Pensez-vous que l’ONU serve encore à quelque chose dans la résolution des conflits à travers le monde. Ses résolutions étant rarement suivies d’effet ?
Encore une fois, il y a tant de problèmes transnationaux, de problèmes de migration, le changement climatique, des problèmes qui affectent tant de pays. Si nous n’avons pas un forum où nous pouvons nous asseoir et discuter de ces problèmes, il y aura davantage de malentendus, et plus de décisions seront prises sans consultations et le monde serait un endroit beaucoup plus triste sans l’interaction que nous avons entre les pays. Les Nations Unies ne sont pas parfaites, absolument pas, cependant, cette possibilité de parler et d’apprendre les uns des autres et même d’être dans la même pièce les uns avec les autres est très importante et je ne l’échangerais pas contre que tout le monde reste dans son coin et essaye de prendre ses propres décisions. Même avec ses défauts l’ONU soutient un objectif très très important dans le monde d’aujourd’hui.
La liberté de la presse en Algérie a été critiquée par le Parlement Européen, qui censure les médias Russes et ignore les assassinats de journalistes palestiniens.
Pareils comportements de deux poids, deux mesures, ne contribuent-ils pas justement, à décrédibiliser toute action des défenseurs de la liberté de la presse ?

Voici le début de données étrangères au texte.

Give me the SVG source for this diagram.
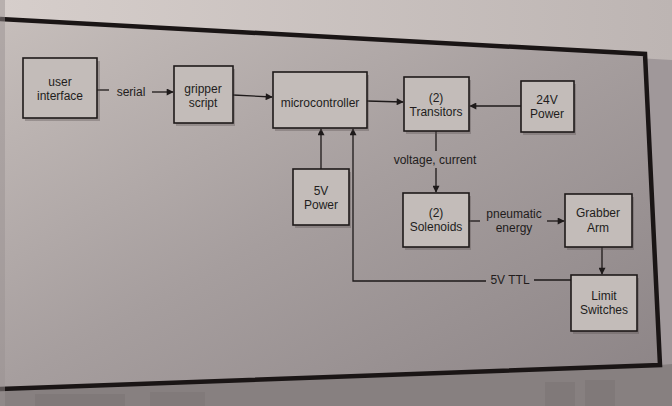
<svg xmlns="http://www.w3.org/2000/svg" width="672" height="406" viewBox="0 0 672 406">
<defs>
<linearGradient id="bgIn" x1="0" y1="0" x2="1" y2="1">
<stop offset="0" stop-color="#c6bebb"/>
<stop offset="0.5" stop-color="#a69e9e"/>
<stop offset="1" stop-color="#8c8486"/>
</linearGradient>
<linearGradient id="bgTop" x1="0" y1="0" x2="1" y2="0">
<stop offset="0" stop-color="#d6cecb"/>
<stop offset="1" stop-color="#bdb5b3"/>
</linearGradient>
<marker id="ah" viewBox="0 0 10 10" refX="9" refY="5" markerWidth="8" markerHeight="7" markerUnits="userSpaceOnUse" orient="auto">
<path d="M0,0 L10,5 L0,10 z" fill="#1e1a1a"/>
</marker>
<style>
.box{fill:#c3bcb9;stroke:#1e1a1a;stroke-width:1.6}
.sh{fill:#5a5050;opacity:0.35}
.t{font-family:"Liberation Sans",Arial,sans-serif;font-size:12px;fill:#221c1c;text-anchor:middle}
.c{fill:none;stroke:#1e1a1a;stroke-width:1.3}
</style>
</defs>
<rect width="672" height="406" fill="#8c8484"/>
<polygon points="0,0 672,0 672,406 0,406" fill="#a0989a"/>
<polygon points="0,0 672,0 672,60 0,22" fill="url(#bgTop)"/>
<polygon points="0,19 645,54 660,365 0,389" fill="url(#bgIn)"/>
<polygon points="0,389 660,365 672,364 672,406 0,406" fill="#878080"/>
<rect x="35" y="394" width="90" height="12" fill="#7c7474" opacity="0.6"/>
<rect x="150" y="392" width="55" height="14" fill="#7c7474" opacity="0.5"/>
<rect x="545" y="382" width="30" height="24" fill="#7a7272" opacity="0.5"/>
<rect x="585" y="380" width="30" height="26" fill="#7a7272" opacity="0.5"/>
<polyline points="0,19 645,54 660,365 0,389" fill="none" stroke="#1a1515" stroke-width="4.5"/>
<rect x="0" y="0" width="5" height="406" fill="#9a9292" opacity="0.5"/>

<g id="connectors">
<line class="c" x1="97" y1="90" x2="109" y2="90"/>
<line class="c" x1="152" y1="92" x2="173" y2="92" marker-end="url(#ah)"/>
<line class="c" x1="233" y1="95" x2="272" y2="97" marker-end="url(#ah)"/>
<line class="c" x1="367" y1="101" x2="403" y2="102" marker-end="url(#ah)"/>
<line class="c" x1="521" y1="106" x2="470" y2="106" marker-end="url(#ah)"/>
<line class="c" x1="321" y1="169" x2="321" y2="129" marker-end="url(#ah)"/>
<polyline class="c" points="486,281 353,281 353,129" marker-end="url(#ah)"/>
<line class="c" x1="571" y1="280" x2="534" y2="280"/>
<line class="c" x1="436" y1="131" x2="436" y2="151"/>
<line class="c" x1="436" y1="168" x2="436" y2="192" marker-end="url(#ah)"/>
<line class="c" x1="469" y1="221" x2="480" y2="221"/>
<line class="c" x1="547" y1="221" x2="564" y2="221" marker-end="url(#ah)"/>
<line class="c" x1="602" y1="247" x2="602" y2="274" marker-end="url(#ah)"/>
<text class="t" x="131" y="96">serial</text>
<text class="t" x="435" y="164">voltage, current</text>
<text class="t" x="514" y="218">pneumatic</text>
<text class="t" x="514" y="232">energy</text>
<text class="t" x="510" y="284">5V TTL</text>
</g>

<g id="user-interface">
<rect class="sh" x="25" y="61" width="75" height="60"/>
<rect class="box" x="23" y="58" width="74" height="60"/>
<text class="t" x="60" y="86">user</text>
<text class="t" x="60" y="100">interface</text>
</g>
<g id="gripper-script">
<rect class="sh" x="176" y="69" width="59" height="57"/>
<rect class="box" x="174" y="66" width="59" height="57"/>
<text class="t" x="203" y="93">gripper</text>
<text class="t" x="203" y="107">script</text>
</g>
<g id="microcontroller">
<rect class="sh" x="275" y="75" width="94" height="56"/>
<rect class="box" x="273" y="72" width="94" height="56"/>
<text class="t" x="320" y="107">microcontroller</text>
</g>
<g id="transitors">
<rect class="sh" x="406" y="80" width="65" height="54"/>
<rect class="box" x="404" y="77" width="65" height="54"/>
<text class="t" x="436" y="102">(2)</text>
<text class="t" x="436" y="116">Transitors</text>
</g>
<g id="power-24v">
<rect class="sh" x="523" y="84" width="53" height="51"/>
<rect class="box" x="521" y="81" width="53" height="51"/>
<text class="t" x="547" y="104">24V</text>
<text class="t" x="547" y="118">Power</text>
</g>
<g id="power-5v">
<rect class="sh" x="295" y="172" width="56" height="56"/>
<rect class="box" x="293" y="169" width="56" height="56"/>
<text class="t" x="321" y="195">5V</text>
<text class="t" x="321" y="209">Power</text>
</g>
<g id="solenoids">
<rect class="sh" x="405" y="196" width="66" height="54"/>
<rect class="box" x="403" y="193" width="66" height="54"/>
<text class="t" x="436" y="217">(2)</text>
<text class="t" x="436" y="231">Solenoids</text>
</g>
<g id="grabber-arm">
<rect class="sh" x="567" y="197" width="67" height="53"/>
<rect class="box" x="565" y="194" width="67" height="53"/>
<text class="t" x="598" y="217">Grabber</text>
<text class="t" x="598" y="232">Arm</text>
</g>
<g id="limit-switches">
<rect class="sh" x="573" y="278" width="66" height="56"/>
<rect class="box" x="571" y="275" width="66" height="56"/>
<text class="t" x="604" y="300">Limit</text>
<text class="t" x="604" y="314">Switches</text>
</g>
</svg>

La liberté d’expression et la liberté d’association sont des valeurs humaines absolument universelles. Et la politique des États-Unis est que soutenir la liberté d’expression et la liberté de la presse aide à créer des démocraties saines. Et donc, nous devons tous travailler pour créer des sociétés de liberté d’expression et de liberté de la presse. Ces libertés aident, elles aident au développement économique parce qu’elles rendent les pays plus ouverts et plus attractifs pour les investissements directs étrangers, créant ainsi une croissance économique et la richesse collective d’un pays.